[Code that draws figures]
_ _ _ _

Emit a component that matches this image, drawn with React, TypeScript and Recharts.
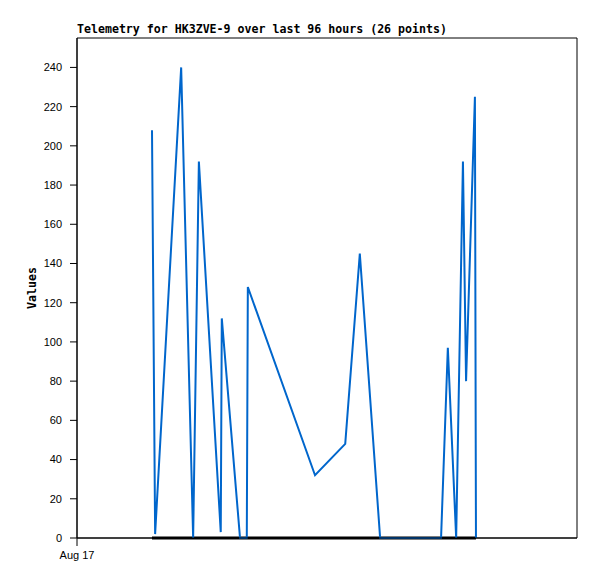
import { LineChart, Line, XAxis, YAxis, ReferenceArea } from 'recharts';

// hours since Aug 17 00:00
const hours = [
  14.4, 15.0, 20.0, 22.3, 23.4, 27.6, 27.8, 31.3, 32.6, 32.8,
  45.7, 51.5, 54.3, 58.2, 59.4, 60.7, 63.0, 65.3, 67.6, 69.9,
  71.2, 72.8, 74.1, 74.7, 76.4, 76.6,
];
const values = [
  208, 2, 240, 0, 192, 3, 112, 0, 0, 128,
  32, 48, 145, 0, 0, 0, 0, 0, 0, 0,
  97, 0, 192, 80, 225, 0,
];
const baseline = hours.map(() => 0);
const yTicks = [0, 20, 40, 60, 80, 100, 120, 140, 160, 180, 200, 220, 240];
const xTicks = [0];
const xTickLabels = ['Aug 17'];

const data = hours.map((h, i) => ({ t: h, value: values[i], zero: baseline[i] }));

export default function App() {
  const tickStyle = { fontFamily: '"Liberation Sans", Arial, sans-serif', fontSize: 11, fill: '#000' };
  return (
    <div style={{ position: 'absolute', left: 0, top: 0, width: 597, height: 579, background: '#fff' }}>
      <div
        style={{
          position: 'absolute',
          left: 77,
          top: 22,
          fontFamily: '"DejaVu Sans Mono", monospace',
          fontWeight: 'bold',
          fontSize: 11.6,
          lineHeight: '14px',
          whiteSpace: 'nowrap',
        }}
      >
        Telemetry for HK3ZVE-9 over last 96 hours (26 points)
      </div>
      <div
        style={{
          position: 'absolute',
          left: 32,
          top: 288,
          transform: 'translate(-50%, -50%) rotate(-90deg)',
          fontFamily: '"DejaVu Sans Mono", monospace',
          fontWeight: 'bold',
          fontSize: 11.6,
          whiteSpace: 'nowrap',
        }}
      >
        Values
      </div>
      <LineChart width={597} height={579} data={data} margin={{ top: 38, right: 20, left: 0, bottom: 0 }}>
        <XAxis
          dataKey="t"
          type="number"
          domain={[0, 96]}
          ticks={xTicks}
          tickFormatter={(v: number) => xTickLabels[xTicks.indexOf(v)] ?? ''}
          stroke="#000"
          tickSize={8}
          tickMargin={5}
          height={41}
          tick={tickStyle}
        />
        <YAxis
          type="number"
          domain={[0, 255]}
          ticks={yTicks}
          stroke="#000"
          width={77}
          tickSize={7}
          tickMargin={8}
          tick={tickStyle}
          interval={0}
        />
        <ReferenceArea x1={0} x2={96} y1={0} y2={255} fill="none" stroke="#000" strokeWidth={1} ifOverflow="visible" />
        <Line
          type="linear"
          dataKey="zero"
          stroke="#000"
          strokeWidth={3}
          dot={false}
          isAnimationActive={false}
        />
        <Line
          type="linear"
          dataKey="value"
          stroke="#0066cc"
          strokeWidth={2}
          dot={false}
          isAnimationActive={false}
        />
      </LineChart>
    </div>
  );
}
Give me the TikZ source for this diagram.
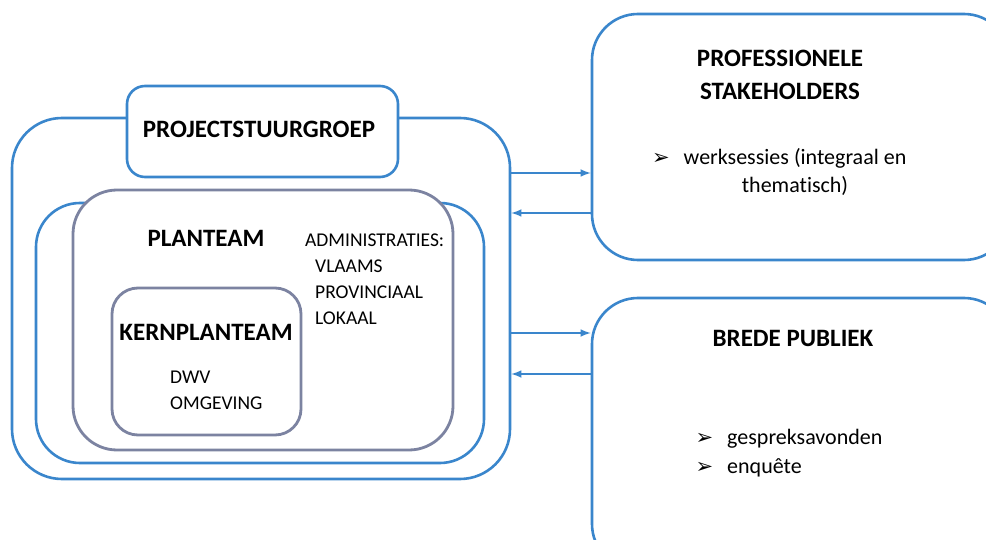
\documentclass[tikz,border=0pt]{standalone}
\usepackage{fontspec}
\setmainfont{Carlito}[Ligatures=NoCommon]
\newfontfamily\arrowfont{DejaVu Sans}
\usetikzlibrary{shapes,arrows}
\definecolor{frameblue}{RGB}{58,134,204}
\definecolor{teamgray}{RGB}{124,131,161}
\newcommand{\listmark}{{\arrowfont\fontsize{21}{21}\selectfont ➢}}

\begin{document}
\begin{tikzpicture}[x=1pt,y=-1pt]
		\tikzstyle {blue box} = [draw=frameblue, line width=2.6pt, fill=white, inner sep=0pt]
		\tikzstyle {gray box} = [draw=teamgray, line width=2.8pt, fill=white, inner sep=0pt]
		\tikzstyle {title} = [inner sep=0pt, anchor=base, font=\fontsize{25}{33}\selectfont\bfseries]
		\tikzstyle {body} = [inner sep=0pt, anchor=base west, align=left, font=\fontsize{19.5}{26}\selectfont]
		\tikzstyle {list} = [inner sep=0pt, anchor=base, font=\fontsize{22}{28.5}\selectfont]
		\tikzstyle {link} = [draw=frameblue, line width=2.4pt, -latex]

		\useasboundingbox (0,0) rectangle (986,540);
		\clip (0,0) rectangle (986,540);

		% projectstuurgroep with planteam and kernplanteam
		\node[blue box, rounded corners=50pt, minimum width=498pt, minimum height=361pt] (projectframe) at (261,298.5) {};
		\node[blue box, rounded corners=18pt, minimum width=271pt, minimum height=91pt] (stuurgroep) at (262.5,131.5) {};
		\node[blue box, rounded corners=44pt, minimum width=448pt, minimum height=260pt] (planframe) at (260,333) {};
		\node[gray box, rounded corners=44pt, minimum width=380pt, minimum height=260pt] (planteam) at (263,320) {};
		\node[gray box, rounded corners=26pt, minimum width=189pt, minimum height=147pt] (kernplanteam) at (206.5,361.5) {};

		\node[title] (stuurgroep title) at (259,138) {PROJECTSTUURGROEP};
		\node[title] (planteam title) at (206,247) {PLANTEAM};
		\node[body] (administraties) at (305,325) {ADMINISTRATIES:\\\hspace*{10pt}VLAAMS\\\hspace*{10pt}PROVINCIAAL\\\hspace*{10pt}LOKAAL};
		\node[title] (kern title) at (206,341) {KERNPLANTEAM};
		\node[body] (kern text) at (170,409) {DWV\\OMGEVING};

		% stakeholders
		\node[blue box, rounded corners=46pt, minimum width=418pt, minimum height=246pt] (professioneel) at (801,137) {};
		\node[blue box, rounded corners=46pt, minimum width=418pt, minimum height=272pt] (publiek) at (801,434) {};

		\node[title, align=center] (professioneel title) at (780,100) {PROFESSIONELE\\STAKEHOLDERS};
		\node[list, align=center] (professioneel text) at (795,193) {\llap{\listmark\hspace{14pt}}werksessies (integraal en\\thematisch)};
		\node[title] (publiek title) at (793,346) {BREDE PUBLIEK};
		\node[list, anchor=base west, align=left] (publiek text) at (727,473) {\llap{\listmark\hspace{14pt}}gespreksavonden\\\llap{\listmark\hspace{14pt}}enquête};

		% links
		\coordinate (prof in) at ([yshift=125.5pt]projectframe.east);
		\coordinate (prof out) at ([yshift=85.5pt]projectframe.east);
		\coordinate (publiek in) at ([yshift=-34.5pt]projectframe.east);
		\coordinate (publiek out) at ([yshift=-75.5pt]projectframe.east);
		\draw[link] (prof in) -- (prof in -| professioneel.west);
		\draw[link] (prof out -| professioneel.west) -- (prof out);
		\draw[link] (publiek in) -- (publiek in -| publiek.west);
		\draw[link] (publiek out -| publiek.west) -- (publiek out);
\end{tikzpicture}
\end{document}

_ _ _ _

Each record should be quoted exactly, with the images omitted.

Emit a component that matches this image, drawn with React, TypeScript and Recharts.
import { LineChart, Line, XAxis, YAxis, ReferenceArea } from 'recharts';

// hours since Aug 17 00:00
const hours = [
  14.4, 15.0, 20.0, 22.3, 23.4, 27.6, 27.8, 31.3, 32.6, 32.8,
  45.7, 51.5, 54.3, 58.2, 59.4, 60.7, 63.0, 65.3, 67.6, 69.9,
  71.2, 72.8, 74.1, 74.7, 76.4, 76.6,
];
const values = [
  208, 2, 240, 0, 192, 3, 112, 0, 0, 128,
  32, 48, 145, 0, 0, 0, 0, 0, 0, 0,
  97, 0, 192, 80, 225, 0,
];
const baseline = hours.map(() => 0);
const yTicks = [0, 20, 40, 60, 80, 100, 120, 140, 160, 180, 200, 220, 240];
const xTicks = [0];
const xTickLabels = ['Aug 17'];

const data = hours.map((h, i) => ({ t: h, value: values[i], zero: baseline[i] }));

export default function App() {
  const tickStyle = { fontFamily: '"Liberation Sans", Arial, sans-serif', fontSize: 11, fill: '#000' };
  return (
    <div style={{ position: 'absolute', left: 0, top: 0, width: 597, height: 579, background: '#fff' }}>
      <div
        style={{
          position: 'absolute',
          left: 77,
          top: 22,
          fontFamily: '"DejaVu Sans Mono", monospace',
          fontWeight: 'bold',
          fontSize: 11.6,
          lineHeight: '14px',
          whiteSpace: 'nowrap',
        }}
      >
        Telemetry for HK3ZVE-9 over last 96 hours (26 points)
      </div>
      <div
        style={{
          position: 'absolute',
          left: 32,
          top: 288,
          transform: 'translate(-50%, -50%) rotate(-90deg)',
          fontFamily: '"DejaVu Sans Mono", monospace',
          fontWeight: 'bold',
          fontSize: 11.6,
          whiteSpace: 'nowrap',
        }}
      >
        Values
      </div>
      <LineChart width={597} height={579} data={data} margin={{ top: 38, right: 20, left: 0, bottom: 0 }}>
        <XAxis
          dataKey="t"
          type="number"
          domain={[0, 96]}
          ticks={xTicks}
          tickFormatter={(v: number) => xTickLabels[xTicks.indexOf(v)] ?? ''}
          stroke="#000"
          tickSize={8}
          tickMargin={5}
          height={41}
          tick={tickStyle}
        />
        <YAxis
          type="number"
          domain={[0, 255]}
          ticks={yTicks}
          stroke="#000"
          width={77}
          tickSize={7}
          tickMargin={8}
          tick={tickStyle}
          interval={0}
        />
        <ReferenceArea x1={0} x2={96} y1={0} y2={255} fill="none" stroke="#000" strokeWidth={1} ifOverflow="visible" />
        <Line
          type="linear"
          dataKey="zero"
          stroke="#000"
          strokeWidth={3}
          dot={false}
          isAnimationActive={false}
        />
        <Line
          type="linear"
          dataKey="value"
          stroke="#0066cc"
          strokeWidth={2}
          dot={false}
          isAnimationActive={false}
        />
      </LineChart>
    </div>
  );
}
Give me the TikZ source for this diagram.
\documentclass[tikz,border=0pt]{standalone}
\usepackage{fontspec}
\setmainfont{Carlito}[Ligatures=NoCommon]
\newfontfamily\arrowfont{DejaVu Sans}
\usetikzlibrary{shapes,arrows}
\definecolor{frameblue}{RGB}{58,134,204}
\definecolor{teamgray}{RGB}{124,131,161}
\newcommand{\listmark}{{\arrowfont\fontsize{21}{21}\selectfont ➢}}

\begin{document}
\begin{tikzpicture}[x=1pt,y=-1pt]
		\tikzstyle {blue box} = [draw=frameblue, line width=2.6pt, fill=white, inner sep=0pt]
		\tikzstyle {gray box} = [draw=teamgray, line width=2.8pt, fill=white, inner sep=0pt]
		\tikzstyle {title} = [inner sep=0pt, anchor=base, font=\fontsize{25}{33}\selectfont\bfseries]
		\tikzstyle {body} = [inner sep=0pt, anchor=base west, align=left, font=\fontsize{19.5}{26}\selectfont]
		\tikzstyle {list} = [inner sep=0pt, anchor=base, font=\fontsize{22}{28.5}\selectfont]
		\tikzstyle {link} = [draw=frameblue, line width=2.4pt, -latex]

		\useasboundingbox (0,0) rectangle (986,540);
		\clip (0,0) rectangle (986,540);

		% projectstuurgroep with planteam and kernplanteam
		\node[blue box, rounded corners=50pt, minimum width=498pt, minimum height=361pt] (projectframe) at (261,298.5) {};
		\node[blue box, rounded corners=18pt, minimum width=271pt, minimum height=91pt] (stuurgroep) at (262.5,131.5) {};
		\node[blue box, rounded corners=44pt, minimum width=448pt, minimum height=260pt] (planframe) at (260,333) {};
		\node[gray box, rounded corners=44pt, minimum width=380pt, minimum height=260pt] (planteam) at (263,320) {};
		\node[gray box, rounded corners=26pt, minimum width=189pt, minimum height=147pt] (kernplanteam) at (206.5,361.5) {};

		\node[title] (stuurgroep title) at (259,138) {PROJECTSTUURGROEP};
		\node[title] (planteam title) at (206,247) {PLANTEAM};
		\node[body] (administraties) at (305,325) {ADMINISTRATIES:\\\hspace*{10pt}VLAAMS\\\hspace*{10pt}PROVINCIAAL\\\hspace*{10pt}LOKAAL};
		\node[title] (kern title) at (206,341) {KERNPLANTEAM};
		\node[body] (kern text) at (170,409) {DWV\\OMGEVING};

		% stakeholders
		\node[blue box, rounded corners=46pt, minimum width=418pt, minimum height=246pt] (professioneel) at (801,137) {};
		\node[blue box, rounded corners=46pt, minimum width=418pt, minimum height=272pt] (publiek) at (801,434) {};

		\node[title, align=center] (professioneel title) at (780,100) {PROFESSIONELE\\STAKEHOLDERS};
		\node[list, align=center] (professioneel text) at (795,193) {\llap{\listmark\hspace{14pt}}werksessies (integraal en\\thematisch)};
		\node[title] (publiek title) at (793,346) {BREDE PUBLIEK};
		\node[list, anchor=base west, align=left] (publiek text) at (727,473) {\llap{\listmark\hspace{14pt}}gespreksavonden\\\llap{\listmark\hspace{14pt}}enquête};

		% links
		\coordinate (prof in) at ([yshift=125.5pt]projectframe.east);
		\coordinate (prof out) at ([yshift=85.5pt]projectframe.east);
		\coordinate (publiek in) at ([yshift=-34.5pt]projectframe.east);
		\coordinate (publiek out) at ([yshift=-75.5pt]projectframe.east);
		\draw[link] (prof in) -- (prof in -| professioneel.west);
		\draw[link] (prof out -| professioneel.west) -- (prof out);
		\draw[link] (publiek in) -- (publiek in -| publiek.west);
		\draw[link] (publiek out -| publiek.west) -- (publiek out);
\end{tikzpicture}
\end{document}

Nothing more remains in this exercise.